In the offseason following the 1999 season, the Blue Jays management faced a dilemma. With both Carlos Delgado and Green becoming free agents and demanding huge contracts, the chance of signing both without ruining the Blue Jays' financial flexibility seems improbable, and it is destined that only one will remain a Blue Jay by the end of the offseason. After a couple weeks of negotiating and listening to the wishes of the two free agent stars, Green ultimately decided he wanted to return home and play for the L.A. Dodgers. On November 8th, 1999, Gord Ash granted his wish by sending Green and 2B Jorge Nunez to the Dodgers for disgruntled star Mondesi and reliever Pedro Borbon.
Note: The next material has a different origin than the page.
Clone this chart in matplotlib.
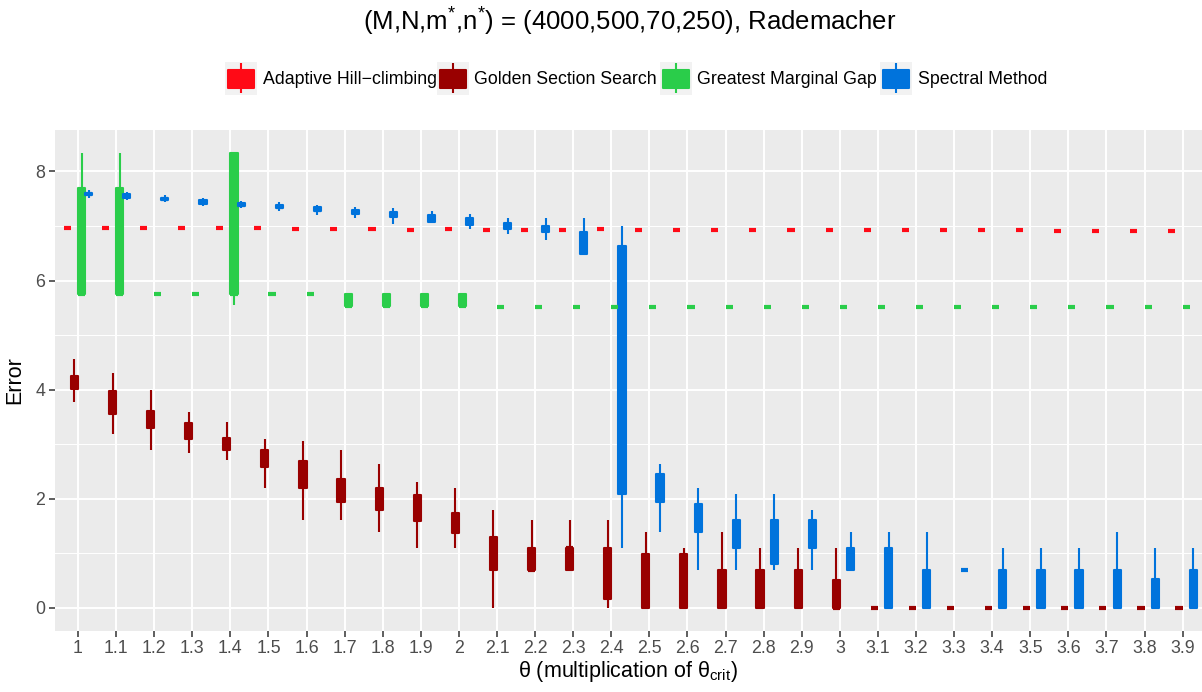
import matplotlib
matplotlib.use('Agg')
import matplotlib.pyplot as plt
from matplotlib.patches import Rectangle
import numpy as np

plt.rcParams['font.family'] = ['Liberation Sans', 'DejaVu Sans']
plt.rcParams['mathtext.fontset'] = 'custom'
plt.rcParams['mathtext.rm'] = 'Liberation Sans'
plt.rcParams['mathtext.it'] = 'Liberation Sans:italic'
plt.rcParams['mathtext.bf'] = 'Liberation Sans:bold'

# ---------------- data ----------------
categories = ['1', '1.1', '1.2', '1.3', '1.4', '1.5', '1.6', '1.7', '1.8', '1.9',
              '2', '2.1', '2.2', '2.3', '2.4', '2.5', '2.6', '2.7', '2.8', '2.9',
              '3', '3.1', '3.2', '3.3', '3.4', '3.5', '3.6', '3.7', '3.8', '3.9']
series_names = ['Adaptive Hill\u2212climbing', 'Golden Section Search',
                'Greatest Marginal Gap', 'Spectral Method']
series_colors = ['#FF0A16', '#990000', '#2ACD4A', '#0073DC']

# Adaptive Hill-climbing
ahc_lo  = [6.94, 6.96, 6.96, 6.96, 6.96, 6.94, 6.95, 6.95, 6.94, 6.93, 6.94, 6.93, 6.93, 6.93, 6.94,
           6.93, 6.93, 6.92, 6.92, 6.92, 6.90, 6.92, 6.92, 6.93, 6.92, 6.92, 6.91, 6.91, 6.90, 6.91]
ahc_q1  = [6.96, 6.97, 6.96, 6.96, 6.96, 6.96, 6.95, 6.95, 6.94, 6.93, 6.94, 6.93, 6.93, 6.93, 6.94,
           6.93, 6.93, 6.92, 6.92, 6.92, 6.92, 6.92, 6.92, 6.93, 6.92, 6.92, 6.91, 6.91, 6.90, 6.91]
ahc_med = [6.96, 6.97, 6.96, 6.96, 6.96, 6.96, 6.95, 6.95, 6.94, 6.93, 6.94, 6.93, 6.93, 6.93, 6.94,
           6.93, 6.93, 6.92, 6.92, 6.92, 6.92, 6.92, 6.92, 6.93, 6.92, 6.92, 6.91, 6.91, 6.90, 6.91]
ahc_q3  = [6.96, 6.97, 6.96, 6.96, 6.96, 6.96, 6.95, 6.95, 6.94, 6.93, 6.94, 6.93, 6.93, 6.93, 6.94,
           6.93, 6.93, 6.92, 6.92, 6.92, 6.92, 6.92, 6.92, 6.93, 6.92, 6.92, 6.91, 6.91, 6.90, 6.91]
ahc_hi  = [6.98, 6.98, 6.96, 6.96, 6.96, 6.98, 6.95, 6.95, 6.94, 6.93, 6.94, 6.93, 6.93, 6.93, 6.94,
           6.93, 6.93, 6.92, 6.92, 6.92, 6.94, 6.92, 6.92, 6.93, 6.92, 6.92, 6.91, 6.91, 6.90, 6.91]

# Golden Section Search
gss_lo  = [3.77, 3.18, 2.90, 2.83, 2.71, 2.20, 1.61, 1.61, 1.39, 1.10, 1.10, 0.00, 0.69, 0.69, 0.00,
           0.00, 0.00, 0.00, 0.00, 0.00, 0.00, 0.00, 0.00, 0.00, 0.00, 0.00, 0.00, 0.00, 0.00, 0.00]
gss_q1  = [4.02, 3.56, 3.30, 3.10, 2.89, 2.58, 2.20, 1.94, 1.79, 1.60, 1.38, 0.70, 0.70, 0.70, 0.17,
           0.00, 0.00, 0.00, 0.00, 0.00, 0.00, 0.00, 0.00, 0.00, 0.00, 0.00, 0.00, 0.00, 0.00, 0.00]
gss_med = [4.11, 3.76, 3.43, 3.22, 3.00, 2.71, 2.48, 2.20, 1.95, 1.79, 1.61, 1.10, 0.69, 1.10, 0.69,
           0.69, 0.69, 0.35, 0.35, 0.35, 0.00, 0.00, 0.00, 0.00, 0.00, 0.00, 0.00, 0.00, 0.00, 0.00]
gss_q3  = [4.25, 3.97, 3.60, 3.38, 3.12, 2.89, 2.70, 2.37, 2.19, 2.07, 1.74, 1.30, 1.10, 1.10, 1.10,
           0.99, 0.99, 0.69, 0.69, 0.69, 0.51, 0.00, 0.00, 0.00, 0.00, 0.00, 0.00, 0.00, 0.00, 0.00]
gss_hi  = [4.57, 4.31, 4.00, 3.59, 3.40, 3.09, 3.05, 2.89, 2.63, 2.30, 2.20, 1.79, 1.61, 1.61, 1.61,
           1.39, 1.10, 1.39, 1.10, 1.10, 1.10, 0.00, 0.00, 0.00, 0.00, 0.00, 0.00, 0.00, 0.00, 0.00]

# Greatest Marginal Gap
gmg_lo  = [5.75, 5.75, 5.76, 5.76, 5.55, 5.76, 5.76, 5.54, 5.54, 5.54, 5.54, 5.52, 5.52, 5.52, 5.52,
           5.52, 5.52, 5.52, 5.52, 5.52, 5.52, 5.52, 5.52, 5.52, 5.52, 5.52, 5.52, 5.52, 5.52, 5.52]
gmg_q1  = [5.75, 5.75, 5.76, 5.76, 5.75, 5.76, 5.76, 5.54, 5.54, 5.54, 5.54, 5.52, 5.52, 5.52, 5.52,
           5.52, 5.52, 5.52, 5.52, 5.52, 5.52, 5.52, 5.52, 5.52, 5.52, 5.52, 5.52, 5.52, 5.52, 5.52]
gmg_med = [5.75, 5.75, 5.76, 5.76, 5.75, 5.76, 5.76, 5.54, 5.54, 5.54, 5.54, 5.52, 5.52, 5.52, 5.52,
           5.52, 5.52, 5.52, 5.52, 5.52, 5.52, 5.52, 5.52, 5.52, 5.52, 5.52, 5.52, 5.52, 5.52, 5.52]
gmg_q3  = [7.70, 7.70, 5.76, 5.76, 8.33, 5.76, 5.76, 5.76, 5.76, 5.76, 5.76, 5.52, 5.52, 5.52, 5.52,
           5.52, 5.52, 5.52, 5.52, 5.52, 5.52, 5.52, 5.52, 5.52, 5.52, 5.52, 5.52, 5.52, 5.52, 5.52]
gmg_hi  = [8.34, 8.34, 5.76, 5.76, 8.34, 5.76, 5.76, 5.76, 5.76, 5.76, 5.76, 5.52, 5.52, 5.52, 5.52,
           5.52, 5.52, 5.52, 5.52, 5.52, 5.52, 5.52, 5.52, 5.52, 5.52, 5.52, 5.52, 5.52, 5.52, 5.52]

# Spectral Method
sm_lo  = [7.51, 7.47, 7.43, 7.37, 7.33, 7.27, 7.20, 7.14, 7.04, 7.05, 6.95, 6.85, 6.74, 6.49, 1.10,
          1.39, 0.69, 0.69, 0.69, 0.69, 0.69, 0.00, 0.00, 0.69, 0.00, 0.00, 0.00, 0.00, 0.00, 0.00]
sm_q1  = [7.56, 7.51, 7.47, 7.41, 7.36, 7.32, 7.27, 7.22, 7.16, 7.08, 7.02, 6.94, 6.89, 6.49, 2.09,
          1.95, 1.39, 1.10, 0.80, 1.10, 0.69, 0.00, 0.00, 0.69, 0.00, 0.00, 0.00, 0.00, 0.00, 0.00]
sm_med = [7.58, 7.55, 7.50, 7.44, 7.39, 7.35, 7.30, 7.25, 7.20, 7.14, 7.08, 7.00, 6.94, 6.70, 4.50,
          2.20, 1.61, 1.39, 1.10, 1.39, 0.90, 0.69, 0.35, 0.69, 0.35, 0.35, 0.35, 0.35, 0.25, 0.35]
sm_q3  = [7.61, 7.58, 7.52, 7.47, 7.42, 7.38, 7.34, 7.29, 7.25, 7.20, 7.15, 7.06, 7.00, 6.89, 6.63,
          2.46, 1.90, 1.61, 1.61, 1.61, 1.10, 1.10, 0.69, 0.69, 0.69, 0.69, 0.69, 0.69, 0.53, 0.69]
sm_hi  = [7.65, 7.63, 7.57, 7.52, 7.46, 7.43, 7.39, 7.34, 7.33, 7.28, 7.22, 7.14, 7.14, 7.14, 7.00,
          2.64, 2.20, 2.08, 2.08, 1.79, 1.39, 1.39, 1.39, 0.69, 1.10, 1.10, 1.10, 1.39, 1.10, 1.10]

y_ticks = [0, 2, 4, 6, 8]
title_text = r'(M,N,m$^{*}$,n$^{*}$) = (4000,500,70,250), Rademacher'
xlabel_text = '\u03b8 (multiplication of \u03b8$_{\\mathrm{crit}}$)'
ylabel_text = 'Error'

stats = [
    (ahc_lo, ahc_q1, ahc_med, ahc_q3, ahc_hi),
    (gss_lo, gss_q1, gss_med, gss_q3, gss_hi),
    (gmg_lo, gmg_q1, gmg_med, gmg_q3, gmg_hi),
    (sm_lo, sm_q1, sm_med, sm_q3, sm_hi),
]

# ---------------- figure ----------------
W, H = 1202, 692
fig = plt.figure(figsize=(W / 100, H / 100), dpi=100)
fig.patch.set_facecolor('white')

px_per_unit = 38.09
ax_left_px, ax_top_px, ax_bot_px = 55.15, 129.5, 630.7
xlim = (0.4, 30.6)
ax_w_px = (xlim[1] - xlim[0]) * px_per_unit
ax = fig.add_axes([ax_left_px / W, 1 - ax_bot_px / H, ax_w_px / W, (ax_bot_px - ax_top_px) / H])
ax.set_facecolor('#EBEBEB')
for s in ax.spines.values():
    s.set_visible(False)

ncat = len(categories)
xpos = np.arange(1, ncat + 1)
dodge = 0.75
nser = len(series_names)
slot = dodge / nser
box_w = slot
lw_line = 1.5

for si, (st, col) in enumerate(zip(stats, series_colors)):
    lo, q1, med, q3, hi = [np.asarray(a, dtype=float) for a in st]
    xs = xpos + (si - (nser - 1) / 2) * slot
    for x, a, b, m, c, d in zip(xs, lo, q1, med, q3, hi):
        if d > c:
            ax.plot([x, x], [c, d], color=col, lw=lw_line, solid_capstyle='butt', zorder=3)
        if b > a:
            ax.plot([x, x], [a, b], color=col, lw=lw_line, solid_capstyle='butt', zorder=3)
        ax.add_patch(Rectangle((x - box_w / 2, b), box_w, c - b, facecolor=col,
                               edgecolor=col, lw=lw_line, joinstyle='round', zorder=4))
        ax.plot([x - box_w / 2, x + box_w / 2], [m, m], color=col, lw=3.0,
                solid_capstyle='butt', zorder=5)

ax.set_xlim(*xlim)
ax.set_ylim(-0.4175, 8.7675)
ax.set_xticks(xpos)
ax.set_xticklabels(categories)
ax.set_yticks(y_ticks)
ax.set_yticklabels([str(v) for v in y_ticks])
ax.set_yticks([1, 3, 5, 7], minor=True)
ax.grid(True, which='major', color='white', lw=1.4, zorder=0)
ax.grid(True, which='minor', axis='y', color='white', lw=0.7, zorder=0)
ax.set_axisbelow(True)
ax.tick_params(axis='both', which='major', length=4, width=1.1, color='#333333',
               labelcolor='#4D4D4D', labelsize=12.8, pad=3)
ax.tick_params(axis='both', which='minor', length=0)

# titles
fig.text(630 / W, 1 - 22 / H, title_text, ha='center', va='center', fontsize=18.5, color='black')
fig.text(628 / W, 1 - 671 / H, xlabel_text, ha='center', va='center', fontsize=15.5, color='black')
fig.text(15 / W, 1 - 380 / H, ylabel_text, ha='center', va='center', rotation=90,
         fontsize=15.5, color='black')

# legend (drawn in pixel coordinates of an overlay)
lax = fig.add_axes([0, 0, 1, 1], zorder=10)
lax.set_xlim(0, W)
lax.set_ylim(H, 0)
lax.axis('off')
key_x = [225, 437, 660, 880]
text_x = [263, 474, 697, 918]
for kx, tx, name, col in zip(key_x, text_x, series_names, series_colors):
    lax.add_patch(Rectangle((kx, 62), 32, 33, facecolor='#F2F2F2', edgecolor='none'))
    lax.plot([kx + 16, kx + 16], [63, 93], color=col, lw=1.5, solid_capstyle='butt')
    lax.add_patch(Rectangle((kx + 3, 69.5), 26, 18.5, facecolor=col, edgecolor=col,
                            lw=1.5, joinstyle='round'))
    lax.text(tx, 84.5, name, ha='left', va='baseline', fontsize=12.8, color='black')

fig.savefig('out.png', dpi=100)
Ash was applauded at the time of the traded for being able to obtain a rising superstar in Mondesi for Green, but now it is clear who got the better end of this deal, and it is not Blue Jays.
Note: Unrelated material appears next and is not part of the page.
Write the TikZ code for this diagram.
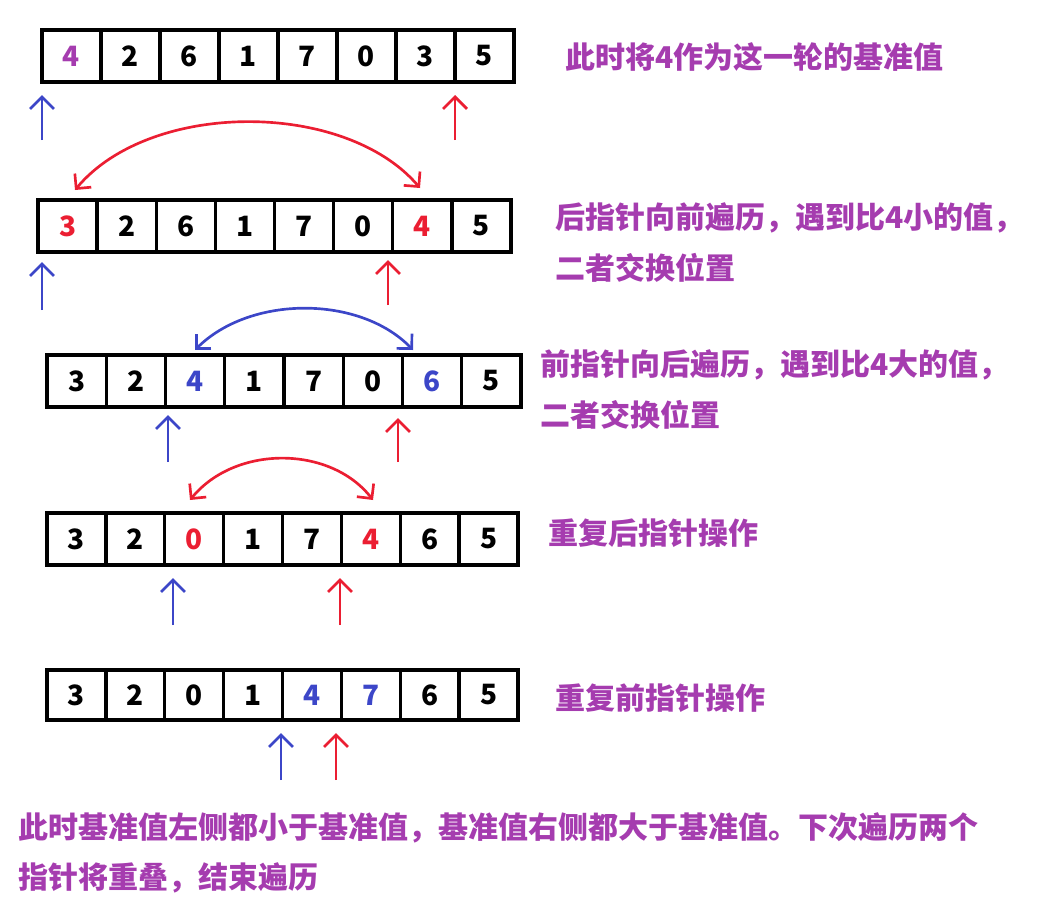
\documentclass[tikz,border=0pt]{standalone}
\usepackage{fontspec}
\setmainfont{Noto Sans CJK SC}
\usetikzlibrary{arrows.meta}
\definecolor{pblue}{RGB}{60,70,200}
\definecolor{pred}{RGB}{235,30,50}
\definecolor{ppurp}{RGB}{165,60,175}
\tikzset{
 ptr/.style={line width=2pt,-{Straight Barb[length=9pt,width=18pt]}},
 swap/.style={line width=2pt,{Straight Barb[length=8pt,width=16pt]}-{Straight Barb[length=8pt,width=16pt]}},
 note/.style={anchor=west,text=ppurp,font=\bfseries\fontsize{22.5}{26}\selectfont,inner sep=0pt},
 num/.style={font=\bfseries\fontsize{21}{24}\selectfont}
}
\newcommand{\arow}[5]{%
 \foreach \v [count=\i] in \rowvals {
  \pgfmathsetmacro{\w}{(#3-#2)/8}
  \pgfmathsetmacro{\xa}{#2+(\i-1)*\w}
  \pgfmathsetmacro{\xb}{#2+\i*\w}
  \draw[line width=2.6pt] (\xa,#4) rectangle (\xb,#5);
  \node[num] (#1\i) at ({(\xa+\xb)/2},{(#4+#5)/2}) {\v};
 }}
\begin{document}
\begin{tikzpicture}[x=0.75pt,y=-0.75pt]
\useasboundingbox (0,0) rectangle (1043,914);
% row 1
\def\rowvals{{\textcolor{ppurp}{4}},2,6,1,7,0,3,5}
\arow{a}{42}{514}{30}{82}
\node[note] (t1) at (565,57) {此时将4作为这一轮的基准值};
\coordinate (ab0) at (42,140); \coordinate (ab1) at (42,95);
\coordinate (ar0) at (455,140); \coordinate (ar1) at (455,95);
\draw[ptr,pblue] (ab0) -- (ab1);
\draw[ptr,pred] (ar0) -- (ar1);
% row 2
\def\rowvals{{\textcolor{pred}{3}},2,6,1,7,0,{\textcolor{pred}{4}},5}
\arow{b}{38}{511}{200}{252}
\coordinate (s1a) at (75,190); \coordinate (s1b) at (420,188);
\draw[swap,pred] (s1a) .. controls (150,100) and (345,100) .. (s1b);
\node[note] (t2) at (555,218) {后指针向前遍历，遇到比4小的值，};
\node[note] (t2b) at (555,268) {二者交换位置};
\coordinate (bb0) at (42,310); \coordinate (bb1) at (42,262);
\coordinate (br0) at (388,305); \coordinate (br1) at (388,260);
\draw[ptr,pblue] (bb0) -- (bb1);
\draw[ptr,pred] (br0) -- (br1);
% row 3
\def\rowvals{3,2,{\textcolor{pblue}{4}},1,7,0,{\textcolor{pblue}{6}},5}
\arow{c}{47}{521}{355}{407}
\coordinate (s2a) at (195,350); \coordinate (s2b) at (413,350);
\draw[swap,pblue] (s2a) .. controls (250,295) and (360,295) .. (s2b);
\node[note] (t3) at (540,365) {前指针向后遍历，遇到比4大的值，};
\node[note] (t3b) at (540,415) {二者交换位置};
\coordinate (cb0) at (168,462); \coordinate (cb1) at (168,415);
\coordinate (cr0) at (398,462); \coordinate (cr1) at (398,418);
\draw[ptr,pblue] (cb0) -- (cb1);
\draw[ptr,pred] (cr0) -- (cr1);
% row 4
\def\rowvals{3,2,{\textcolor{pred}{0}},1,7,{\textcolor{pred}{4}},6,5}
\arow{d}{47}{518}{513}{565}
\coordinate (s3a) at (190,500); \coordinate (s3b) at (373,500);
\draw[swap,pred] (s3a) .. controls (235,445) and (330,445) .. (s3b);
\node[note] (t4) at (548,533) {重复后指针操作};
\coordinate (db0) at (173,625); \coordinate (db1) at (173,578);
\coordinate (dr0) at (340,625); \coordinate (dr1) at (340,578);
\draw[ptr,pblue] (db0) -- (db1);
\draw[ptr,pred] (dr0) -- (dr1);
% row 5
\def\rowvals{3,2,0,1,{\textcolor{pblue}{4}},{\textcolor{pblue}{7}},6,5}
\arow{e}{47}{518}{670}{720}
\node[note] (t5) at (555,698) {重复前指针操作};
\coordinate (eb0) at (281,780); \coordinate (eb1) at (281,733);
\coordinate (er0) at (336,780); \coordinate (er1) at (336,733);
\draw[ptr,pblue] (eb0) -- (eb1);
\draw[ptr,pred] (er0) -- (er1);
% bottom
\node[note] (t6) at (18,828) {此时基准值左侧都小于基准值，基准值右侧都大于基准值。下次遍历两个};
\node[note] (t6b) at (18,878) {指针将重叠，结束遍历};
\end{tikzpicture}
\end{document}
Green remained one of baseball's premier sluggers over the next couple years for the Dodgers. One of the most notable highlights of his Dodger career is his 4HR performance on May 23rd, 2002 against the Brewers. That evening, he went 6 for 6 with 6 runs scored, 4HR (he is 1 of 15 men to do it) and 19 total bases, which is a major league record; he is also the first man to go 6 for 6 while hitting 4 HR. Over the next couple nights, Green rewrote a couple more records in the baseball record books, including a tie for most HR in 2 games (5), a tie for most total bases in 2 games (25), and set the record for most HR in 3 games (7).
Green's production took a nosedive following his 2002 season. He no longer hits for huge power but remained above average both with his bat and his glove. Following the 2004 season, because of salary reasons, the Dodgers traded Green to the Arizona Diamondbacks for Catcher Dioner Navarro and a trio of minor league pitchers.
Green, now 33, is on the downward slope of his career and will likely never eclipse 30HR again. Although his peak was relatively short in comparison to the other stars of his generation, he will still go down in history as one of the better all-around players of his time. Consider the success rate of even the top prospects, kudos to him for carving himself a long and productive career.